According to the Title 24 cool roof standards, concrete tile and
clay tile roofs must have a minimum
initial total solar reflectance of 0.40. All other products must have
a minimum initial total solar reflectance of 0.70 when tested according
to ASTM E903 or E1918. For purposes of calculating credit for a cool
roof under both the performance and prescriptive methods, a roof that
meets these criteria reduces heat gain through the roof by 36 percent.
Of course, the impact of this reduction on energy usage will depend on the aspect
ratio of the roof: a large, single-story warehouse will have a larger roof area
than a high-rise office building with a smaller footprint.

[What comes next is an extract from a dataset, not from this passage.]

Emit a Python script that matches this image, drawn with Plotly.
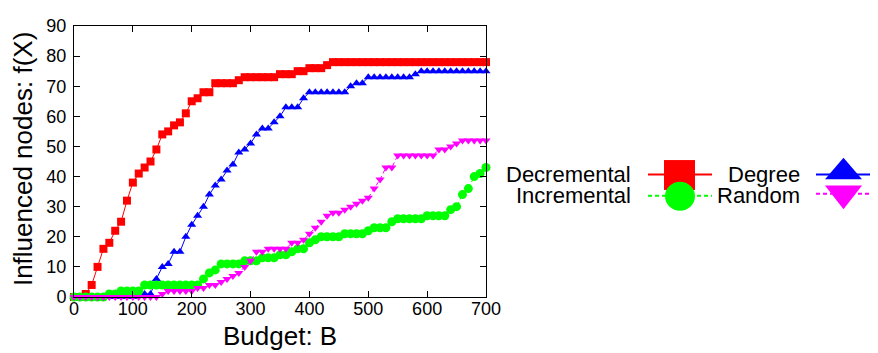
import plotly.graph_objects as go

# ---------------- data ----------------
budget = [0, 10, 20, 30, 40, 50, 60, 70, 80, 90,
          100, 110, 120, 130, 140, 150, 160, 170, 180, 190,
          200, 210, 220, 230, 240, 250, 260, 270, 280, 290,
          300, 310, 320, 330, 340, 350, 360, 370, 380, 390,
          400, 410, 420, 430, 440, 450, 460, 470, 480, 490,
          500, 510, 520, 530, 540, 550, 560, 570, 580, 590,
          600, 610, 620, 630, 640, 650, 660, 670, 680, 690, 700]

decremental = [0, 0, 1, 4, 10, 16, 18, 22, 25, 32,
               38, 41, 43, 45, 49, 54, 55, 57, 58, 61,
               65, 66, 68, 68, 71, 71, 71, 71, 72, 73,
               73, 73, 73, 73, 73, 74, 74, 74, 75, 75,
               76, 76, 76, 77, 78, 78, 78, 78, 78, 78,
               78, 78, 78, 78, 78, 78, 78, 78, 78, 78,
               78, 78, 78, 78, 78, 78, 78, 78, 78, 78, 78]

degree = [0, 0, 0, 0, 0, 0, 0, 0, 0, 0,
          0, 1, 1, 1, 6, 10, 11, 15, 15, 20,
          24, 27, 30, 34, 37, 39, 42, 44, 48, 49,
          51, 54, 56, 56, 58, 60, 63, 63, 63, 66,
          68, 68, 68, 68, 68, 68, 68, 70, 71, 71,
          73, 73, 73, 73, 73, 73, 73, 73, 74, 75,
          75, 75, 75, 75, 75, 75, 75, 75, 75, 75, 75]

incremental = [0, 0, 0, 0, 0, 0, 1, 1, 2, 2,
               2, 2, 4, 4, 4, 4, 4, 4, 4, 4,
               4, 4, 6, 8, 9, 11, 11, 11, 11, 12,
               12, 12, 13, 13, 13, 14, 14, 15, 16, 16,
               18, 19, 20, 20, 20, 20, 21, 21, 21, 21,
               22, 23, 23, 23, 25, 26, 26, 26, 26, 26,
               27, 27, 27, 27, 29, 30, 34, 36, 40, 41, 43]

random_ = [0, 0, 0, 0, 0, 0, 0, 0, 0, 0,
           0, 0, 0, 0, 0, 1, 2, 2, 2, 2,
           2, 3, 3, 4, 4, 5, 6, 7, 8, 10,
           12, 15, 15, 16, 16, 16, 16, 18, 18, 19,
           21, 23, 25, 27, 28, 28, 29, 30, 31, 32,
           33, 36, 39, 43, 43, 47, 47, 47, 47, 47,
           47, 47, 49, 49, 50, 51, 52, 52, 52, 52, 52]

x_ticks = [0, 100, 200, 300, 400, 500, 600, 700]
y_ticks = [0, 10, 20, 30, 40, 50, 60, 70, 80, 90]

series_names = ["Decremental", "Degree", "Incremental", "Random"]
colors = {"Decremental": "#ff0000", "Degree": "#0000ff",
          "Incremental": "#00ff00", "Random": "#ff00ff"}

# ---------------- figure ----------------
# page body has an 8px default margin, so the figure is 8px smaller
OFF = 8
W, H = 878 - OFF, 353 - OFF
ML, MR, MT, MB = 74 - OFF, 392, 16 - OFF, 56
PW, PH = W - ML - MR, H - MT - MB
FONT = "Liberation Sans, Arial, Helvetica, sans-serif"


def X(px):  # reference-screen px -> paper
    return (px - OFF - ML) / PW


def Y(py):
    return (H - MB - (py - OFF)) / PH


fig = go.Figure()
styles = {
    "Decremental": dict(symbol="square", size=8, dash="solid"),
    "Degree": dict(symbol="triangle-up", size=8, dash="solid"),
    "Incremental": dict(symbol="circle", size=9, dash="4px,3px"),
    "Random": dict(symbol="triangle-down", size=8, dash="4px,3px"),
}
data = {"Decremental": decremental, "Degree": degree,
        "Incremental": incremental, "Random": random_}
for name in series_names:
    st = styles[name]
    fig.add_trace(go.Scatter(
        x=budget, y=data[name], name=name, mode="lines+markers",
        line=dict(color=colors[name], width=1, dash=st["dash"]),
        marker=dict(symbol=st["symbol"], size=st["size"], color=colors[name],
                    line=dict(width=0)),
        cliponaxis=False, showlegend=False))

axis_common = dict(showline=True, linecolor="black", linewidth=1, mirror="allticks",
                   ticks="inside", ticklen=6, tickcolor="black", showgrid=False,
                   zeroline=False, ticklabeloverflow="allow",
                   tickfont=dict(family=FONT, size=18, color="black"))
fig.update_xaxes(range=[0, 700], tickvals=x_ticks, ticklabelstandoff=-5, **axis_common)
fig.update_yaxes(range=[0, 90], tickvals=y_ticks, ticklabelstandoff=3, **axis_common)

annotations = [
    dict(text="Budget: B", x=0.5, y=Y(337), xref="paper", yref="paper",
         xanchor="center", yanchor="middle", showarrow=False,
         font=dict(family=FONT, size=26, color="black")),
    dict(text="Influenced nodes: f(X)", x=X(23), y=Y(154), xref="paper", yref="paper",
         xanchor="center", yanchor="middle", textangle=-90, showarrow=False,
         font=dict(family=FONT, size=26, color="black")),
]
# custom key (sample drawn to the right of its text)
key_rows = [("Decremental", 633, 170), ("Incremental", 633, 192),
            ("Degree", 802, 170), ("Random", 802, 192)]
for name, xr, yc in key_rows:
    annotations.append(dict(text=name, x=X(xr), y=Y(yc), xref="paper", yref="paper",
                            xanchor="right", yanchor="middle", showarrow=False,
                            font=dict(family=FONT, size=22, color="black")))

shapes = []
shapes.append(dict(type="line", xref="paper", yref="paper", x0=X(648), x1=X(712),
                   y0=Y(170), y1=Y(170), line=dict(color=colors["Decremental"], width=2)))
shapes.append(dict(type="line", xref="paper", yref="paper", x0=X(648), x1=X(712),
                   y0=Y(192), y1=Y(192), line=dict(color=colors["Incremental"], width=2, dash="4px,3px")))
shapes.append(dict(type="line", xref="paper", yref="paper", x0=X(816), x1=X(878),
                   y0=Y(170), y1=Y(170), line=dict(color=colors["Degree"], width=2)))
shapes.append(dict(type="line", xref="paper", yref="paper", x0=X(816), x1=X(878),
                   y0=Y(190), y1=Y(190), line=dict(color=colors["Random"], width=2, dash="4px,3px")))
shapes.append(dict(type="rect", xref="paper", yref="paper", x0=X(664), x1=X(695),
                   y0=Y(155), y1=Y(186), fillcolor=colors["Decremental"], line=dict(width=0)))
shapes.append(dict(type="circle", xref="paper", yref="paper", x0=X(665), x1=X(695),
                   y0=Y(177.5), y1=Y(207.5), fillcolor=colors["Incremental"], line=dict(width=0)))


def tri(points):
    return "M " + " L ".join(f"{X(a):.5f},{Y(b):.5f}" for a, b in points) + " Z"


shapes.append(dict(type="path", xref="paper", yref="paper",
                   path=tri([(825, 175), (862, 175), (843.5, 152.5)]),
                   fillcolor=colors["Degree"], line=dict(width=0)))
shapes.append(dict(type="path", xref="paper", yref="paper",
                   path=tri([(825, 181.5), (862, 181.5), (843.5, 206)]),
                   fillcolor=colors["Random"], line=dict(width=0)))

fig.update_layout(
    width=W, height=H, margin=dict(l=ML, r=MR, t=MT, b=MB, pad=0),
    paper_bgcolor="white", plot_bgcolor="white",
    font=dict(family=FONT, color="black"),
    annotations=annotations, shapes=shapes, showlegend=False,
)

fig.write_html("out.html")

Studies by Lawrence Berkeley National Laboratory (LBNL) and the Florida Solar
Energy Center have found considerable differences in reflectance among roofing
materials, such as single-ply membranes, built-up roof systems, metal roofing,
and modified bitumen. Many single-ply membranes are available in white with reflectances
of 70 to 80 percent or more. For some single
plies, a dark membrane can be combined with a white coating to achieve the same
reflectance, provided the coating is properly applied. Built-up roofing systems
(BURs) vary widely in their reflectance, from five to 80 percent, depending on
the surfacing.
For BURs surfaced with aggregate, LBNL reflectance data
ranges from 10 percent for dark aggregate to nearly 50 percent for white marble
chips. Covering dark aggregate with a white cementitious coating can increase
reflectance to 55 or 60 percent. Using a white reflective coating on a built-up
roof can yield higher reflectances of 70 to 80 percent.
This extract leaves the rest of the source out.